Neighbourgoods Bazar, Cape Town
Saturday evening was a rush of football in Cape Town, the match hosted here yielding a fairly dramatic upset. The morning, though, was as far removed from the football as could be: It was spent at the Neighbourgoods Bazar, a weekly food-and-fun market in, appropriately enough, the Woodstock area.
It's on the site of a flour mill, with the brick buildings housing the permanent shops and a couple of huge marquees hosting the temporary stalls selling everything from rolls of sushi to bouquets of Sweet William. There must have been around 80 stalls, manned largely by enthusiastic amateurs - though I did notice a couple of professional outlets – who are vetted for their eco-friendly quotient. They are probably vetted for the level of zaniness too – one stall selling breads stacked the loaves in an old canoe. The patrons are obviously regulars, members of Cape Town' swish set and the hip and arty, though outsiders are made more than welcome.
That, though, is not the point of this story – such bazaars exist the world over, and Cape Town itself has other informal markets selling organic produce and ethnic crafts. The larger point is that the Old Biscuit Mill, Albert Road and indeed the larger Woodstock area, have been reclaimed from decay and desolation by a couple of entrepreneurs, who set up their art gallery next door. They were followed by a host of friends and fellow professionals so that Woodstock and the adjoining Sir Lowry Road are now the places to be seen, to exhibit and to set up restaurants.
This is only one example of Capetonians reclaiming their city. The most famous road, Long Street, was similarly run-down, its grand Victorian architecture showing its age and crumbling to pieces and the area being taken over by pimps, drug-pushers and other petty criminals. That's when – around the beginning of the decade - a pair of expat accountants returned home and began investing in the property on Long Street, restoring the buildings and eventually leasing out what they didn't run themselves. They own the iconic DaddyLongLegs and Grand Daddy hotels, and most of the other buildings on the road. Today, it's the city's tourist hub, its location in the city centre making it just a few minutes' walk away from most of the museums, parks, the Parliament.
Closer home, the area where I have been staying, Sea Point, has been similarly reclaimed by a citizens' initiative. Today the Main Road it is one of the safest streets I have seen; I often walk back, alone, after the night matches with laptop, camera et al. Yet it wasn't always so. "This was the drug street of Cape Town," David, the owner of the Manhattan Café, told me. "You couldn't go from this restaurant to your car without three drug-dealers accosting you. And of course with the drugs there was the violence."
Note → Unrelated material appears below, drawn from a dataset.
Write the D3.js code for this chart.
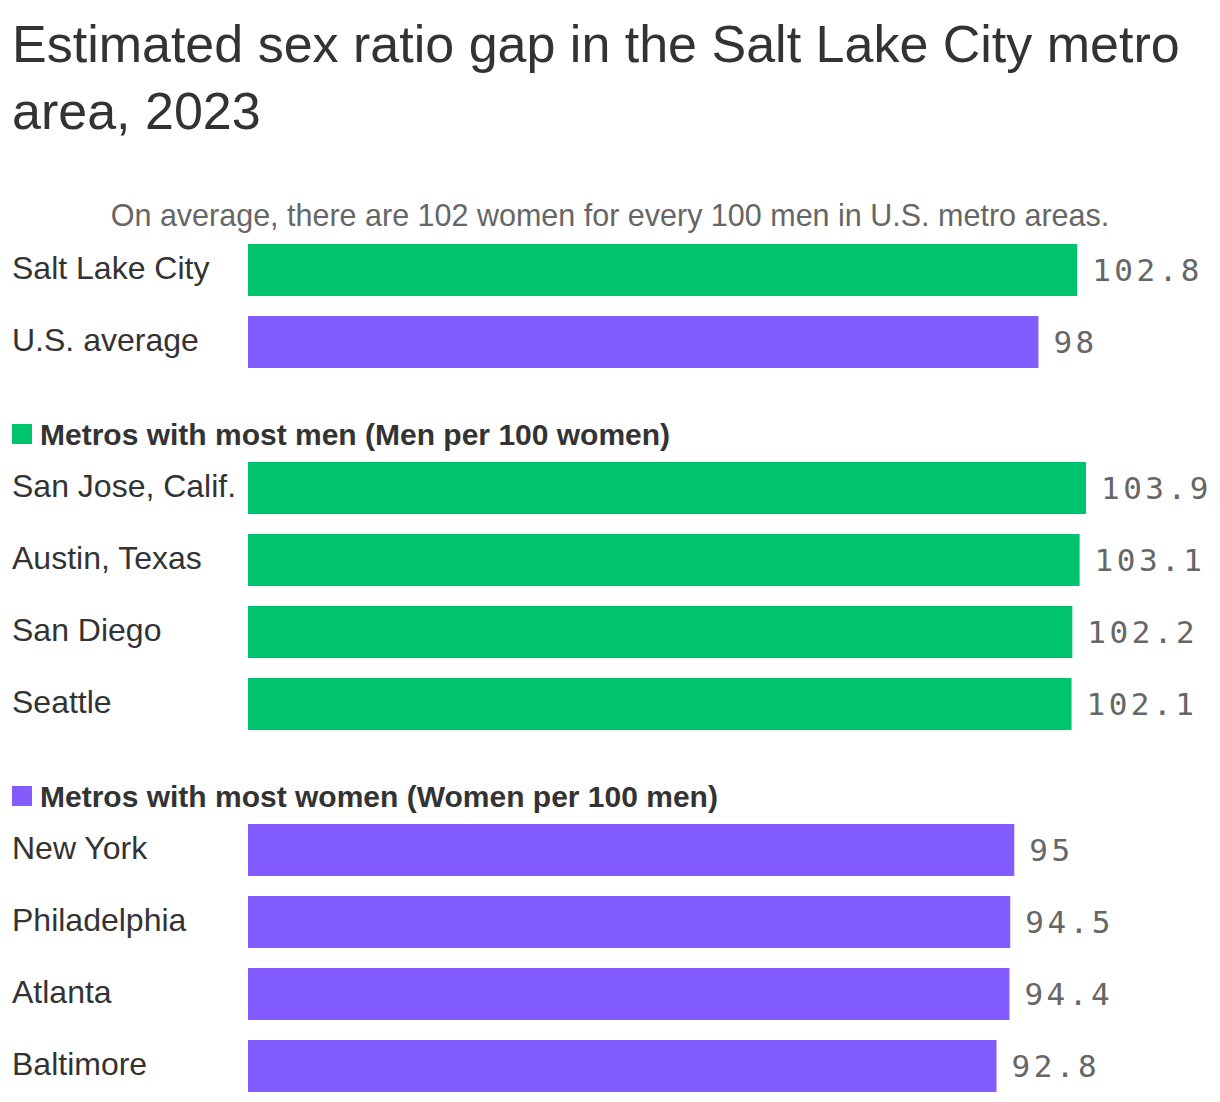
<!DOCTYPE html>
<html lang="en">
<head>
<meta charset="UTF-8">
<title>Sex ratio gap</title>
<script src="https://cdn.jsdelivr.net/npm/d3@7"></script>
<style>
  * { margin: 0; padding: 0; }
  body { background: #fff; }
  text { font-family: "Liberation Sans", Arial, sans-serif; }
  .title { fill: #333; font-size: 52px; }
  .sub { fill: #666; font-size: 30.5px; }
  .label { fill: #333; font-size: 32px; }
  .head { fill: #333; font-size: 30px; font-weight: bold; }
  .val { fill: #666; font-size: 31px; font-family: "DejaVu Sans Mono", monospace; letter-spacing: 3.5px; }
</style>
</head>
<body>
<div id="chart"></div>
<script>
// top comparison
var topNames = ["Salt Lake City", "U.S. average"];
var topValues = [102.8, 98];
// metros with most men
var menNames = ["San Jose, Calif.", "Austin, Texas", "San Diego", "Seattle"];
var menValues = [103.9, 103.1, 102.2, 102.1];
// metros with most women
var womenNames = ["New York", "Philadelphia", "Atlanta", "Baltimore"];
var womenValues = [95, 94.5, 94.4, 92.8];

var GREEN = "#00c36d", PURPLE = "#835cff";

var width = 1220, height = 1102;
var svg = d3.select("#chart").append("svg")
    .attr("width", width).attr("height", height);

svg.append("text").attr("class", "title").attr("x", 12).attr("y", 62)
    .text("Estimated sex ratio gap in the Salt Lake City metro");
svg.append("text").attr("class", "title").attr("x", 12).attr("y", 129)
    .text("area, 2023");

svg.append("text").attr("class", "sub").attr("x", 610).attr("y", 226)
    .attr("text-anchor", "middle")
    .text("On average, there are 102 women for every 100 men in U.S. metro areas.");

var x = d3.scaleLinear().domain([0, 110]).range([248, 248 + 110 * 8.066]);

function group(names, values, colors, top, header, headColor) {
    // fixed 72px step, 52px bars
    var y = d3.scaleBand().domain(names)
        .range([top, top + (names.length - 20 / 72) * 72])
        .paddingInner(20 / 72).paddingOuter(0);

    if (header) {
        svg.append("rect").attr("x", 12).attr("y", top - 38)
            .attr("width", 20).attr("height", 20).attr("fill", headColor);
        svg.append("text").attr("class", "head").attr("x", 40).attr("y", top - 17)
            .text(header);
    }

    var rows = svg.append("g").selectAll("g")
        .data(names.map(function (n, i) { return {name: n, value: values[i], color: colors[i]}; }))
        .enter().append("g");

    rows.append("text").attr("class", "label")
        .attr("x", 12)
        .attr("y", function (d) { return y(d.name) + y.bandwidth() / 2 + 9; })
        .text(function (d) { return d.name; });

    rows.append("rect")
        .attr("x", x(0))
        .attr("y", function (d) { return y(d.name); })
        .attr("width", function (d) { return x(d.value) - x(0); })
        .attr("height", y.bandwidth())
        .attr("fill", function (d) { return d.color; });

    rows.append("text").attr("class", "val")
        .attr("x", function (d) { return x(d.value) + 15; })
        .attr("y", function (d) { return y(d.name) + y.bandwidth() / 2 + 11; })
        .text(function (d) { return d.value; });
}

group(topNames, topValues, [GREEN, PURPLE], 244);
group(menNames, menValues, menNames.map(function () { return GREEN; }), 462,
    "Metros with most men (Men per 100 women)", GREEN);
group(womenNames, womenValues, womenNames.map(function () { return PURPLE; }), 824,
    "Metros with most women (Women per 100 men)", PURPLE);
</script>
</body>
</html>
That was around six years ago. Then the residents of Sea Point stepped up and, with the police and some non-profit organizations, took their area back. It took a while, David said, but the plan was wide-ranging and covered many potential problems. Today the area, patrolled by the city police as well as locally recruited security personnel, is family-friendly. Watching the Spain-Paraguay match with me in a café last night were a mother and her toddler, another single woman, a young couple and a family of four.
That's the larger story – there are problems in all cities, and the bigger the city the greater the problems. Cape Town has its share too, but people no different to you and me are starting to take back control of their city. That's the pride that runs through this World Cup, which has made it, for me, a success so far.